* [Dataset extract]:
<<<<

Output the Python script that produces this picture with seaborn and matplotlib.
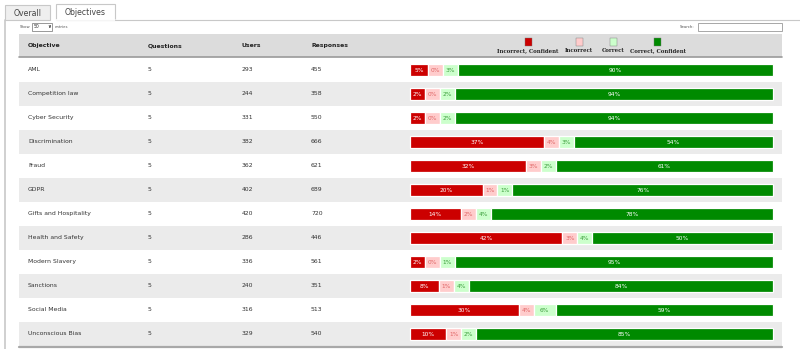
import matplotlib
matplotlib.use("Agg")
import matplotlib.pyplot as plt
import matplotlib.transforms as mtransforms
from matplotlib.patches import Rectangle
import numpy as np
import seaborn as sns

# ---- table data ----
objectives = ["AML", "Competition law", "Cyber Security", "Discrimination", "Fraud",
              "GDPR", "Gifts and Hospitality", "Health and Safety", "Modern Slavery",
              "Sanctions", "Social Media", "Unconscious Bias"]
questions = [5, 5, 5, 5, 5, 5, 5, 5, 5, 5, 5, 5]
users = [293, 244, 331, 382, 362, 402, 420, 286, 336, 240, 316, 329]
responses = [455, 358, 550, 666, 621, 689, 720, 446, 561, 351, 513, 540]

incorrect_confident = [5, 2, 2, 37, 32, 20, 14, 42, 2, 8, 30, 10]
incorrect = [0, 0, 0, 4, 3, 1, 2, 3, 0, 1, 4, 1]
correct = [3, 2, 2, 3, 2, 1, 4, 4, 1, 4, 6, 2]
correct_confident = [90, 94, 94, 54, 61, 76, 78, 50, 95, 84, 59, 85]

series_names = ["Incorrect, Confident", "Incorrect", "Correct", "Correct, Confident"]
series_colors = ["#cc0000", "#ffcccc", "#ccffcc", "#008a00"]
label_colors = ["white", "#e06666", "#3c9e3c", "white"]
columns = ["Objective", "Questions", "Users", "Responses"]

W, H = 800, 349
sns.set_theme(style="white")
plt.rcParams["font.family"] = ["DejaVu Sans"]
fig = plt.figure(figsize=(W / 100, H / 100), dpi=100)
fig.patch.set_facecolor("white")


def fx(px):
    return px / W


def fy(py):
    return 1 - py / H


# ---- tabs and panel frame ----
line_c = "#c8c8c8"
fig.patches.append(Rectangle((fx(5), fy(20)), fx(45), 15 / H, transform=fig.transFigure,
                             facecolor="#efefef", edgecolor=line_c, lw=0.8))
fig.patches.append(Rectangle((fx(56), fy(20)), fx(59), 16 / H, transform=fig.transFigure,
                             facecolor="white", edgecolor=line_c, lw=0.8))
fig.add_artist(plt.Line2D([fx(56.5), fx(114.5)], [fy(20), fy(20)], transform=fig.transFigure,
                          color="white", lw=1.2))
fig.add_artist(plt.Line2D([fx(115), fx(800)], [fy(20), fy(20)], transform=fig.transFigure,
                          color=line_c, lw=0.8))
fig.add_artist(plt.Line2D([fx(5), fx(5)], [fy(20), fy(349)], transform=fig.transFigure,
                          color=line_c, lw=1.2))
fig.text(fx(27.5), fy(13), "Overall", ha="center", va="center", fontsize=5.6, color="#444444")
fig.text(fx(85.5), fy(12.5), "Objectives", ha="center", va="center", fontsize=5.6, color="#444444")

# ---- "Show entries" and "Search" controls ----
fig.text(fx(20), fy(27), "Show", ha="left", va="center", fontsize=2.8, color="#555555")
fig.patches.append(Rectangle((fx(32), fy(31)), fx(20), 8 / H, transform=fig.transFigure,
                             facecolor="white", edgecolor="#888888", lw=0.6))
fig.text(fx(34), fy(27), "50", ha="left", va="center", fontsize=3.3, color="#333333")
fig.text(fx(49), fy(27), "\u2228", ha="center", va="center", fontsize=3.3, color="#333333",
         fontweight="bold")
fig.text(fx(55), fy(27), "entries", ha="left", va="center", fontsize=2.8, color="#555555")
fig.text(fx(694), fy(27), "Search:", ha="right", va="center", fontsize=2.8, color="#555555")
fig.patches.append(Rectangle((fx(698), fy(31)), fx(84), 8 / H, transform=fig.transFigure,
                             facecolor="white", edgecolor="#999999", lw=0.6))

# ---- header band ----
fig.patches.append(Rectangle((fx(19), fy(57)), fx(763), 23 / H, transform=fig.transFigure,
                             facecolor="#dcdcdc", edgecolor="none"))
fig.add_artist(plt.Line2D([fx(19), fx(782)], [fy(57.3), fy(57.3)], transform=fig.transFigure,
                          color="#9a9a9a", lw=1.2))
col_x = [28, 148, 242, 311]
for x, name in zip(col_x, columns):
    fig.text(fx(x), fy(45.5), name, ha="left", va="center", fontsize=4.4,
             fontweight="bold", color="#222222")

legend_x = [528, 579, 613, 657.5]
for x, name, c in zip(legend_x, series_names, series_colors):
    fig.patches.append(Rectangle((fx(x - 3.5), fy(45.5)), fx(7), 7.5 / H, transform=fig.transFigure,
                                 facecolor=c, edgecolor="#777777", lw=0.3))
    fig.text(fx(x), fy(50.5), name, ha="center", va="center", fontsize=3.9,
             fontweight="bold", color="#222222", family="DejaVu Serif")

# ---- body axes: rows and stacked bars ----
top_px, bot_px = 57.5, 346.0
left_px, right_px = 19, 782
ax = fig.add_axes([fx(left_px), fy(bot_px), fx(right_px - left_px), (bot_px - top_px) / H])
n = len(objectives)

# bar scale: 0..100 maps onto pixels 410..773
ppu = (773 - 410) / 100
ax.set_xlim(-(410 - left_px) / ppu, 100 + (right_px - 773) / ppu)

for i in range(n):
    if i % 2 == 1:
        ax.axhspan(i - 0.5, i + 0.5, color="#ebebeb", lw=0, zorder=0)

# small segments get a minimum drawn width, the last one fills the rest
MIN_SEG = 4.1
values = np.array([incorrect_confident, incorrect, correct, correct_confident], dtype=float)
drawn = np.maximum(values[:3], MIN_SEG)
drawn = np.vstack([drawn, 100 - drawn.sum(axis=0)])
lefts = np.vstack([np.zeros(n), np.cumsum(drawn, axis=0)[:-1]])

for k in range(4):
    sns.barplot(x=drawn[k], y=objectives, order=objectives, orient="h", left=lefts[k],
                color=series_colors[k], saturation=1, errorbar=None, width=0.5,
                edgecolor="white", linewidth=0.9, ax=ax, zorder=2)
    for i in range(n):
        ax.text(lefts[k][i] + drawn[k][i] / 2, i + 0.02, f"{int(values[k][i])}%",
                ha="center", va="center", fontsize=4.2, color=label_colors[k], zorder=3)

ax.set_ylim(n - 0.5, -0.5)
ax.axis("off")

# table text columns
tr = mtransforms.blended_transform_factory(fig.transFigure, ax.transData)
for i in range(n):
    row = [objectives[i], str(questions[i]), str(users[i]), str(responses[i])]
    for x, s in zip(col_x, row):
        ax.text(fx(x), i, s, transform=tr, ha="left", va="center", fontsize=4.4, color="#333333")

fig.add_artist(plt.Line2D([fx(19), fx(782)], [fy(346.5), fy(346.5)], transform=fig.transFigure,
                          color="#a8a8a8", lw=1.6))

fig.savefig("out.png", dpi=100, facecolor="white")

>>>>

* [Do this]: Restate the material word for word from its first line through the line containing "84, 59, 85]", both included; the pictures do not belong in it.

* [Written reply]:
Output the Python script that produces this picture with seaborn and matplotlib.
import matplotlib
matplotlib.use("Agg")
import matplotlib.pyplot as plt
import matplotlib.transforms as mtransforms
from matplotlib.patches import Rectangle
import numpy as np
import seaborn as sns

# ---- table data ----
objectives = ["AML", "Competition law", "Cyber Security", "Discrimination", "Fraud",
              "GDPR", "Gifts and Hospitality", "Health and Safety", "Modern Slavery",
              "Sanctions", "Social Media", "Unconscious Bias"]
questions = [5, 5, 5, 5, 5, 5, 5, 5, 5, 5, 5, 5]
users = [293, 244, 331, 382, 362, 402, 420, 286, 336, 240, 316, 329]
responses = [455, 358, 550, 666, 621, 689, 720, 446, 561, 351, 513, 540]

incorrect_confident = [5, 2, 2, 37, 32, 20, 14, 42, 2, 8, 30, 10]
incorrect = [0, 0, 0, 4, 3, 1, 2, 3, 0, 1, 4, 1]
correct = [3, 2, 2, 3, 2, 1, 4, 4, 1, 4, 6, 2]
correct_confident = [90, 94, 94, 54, 61, 76, 78, 50, 95, 84, 59, 85]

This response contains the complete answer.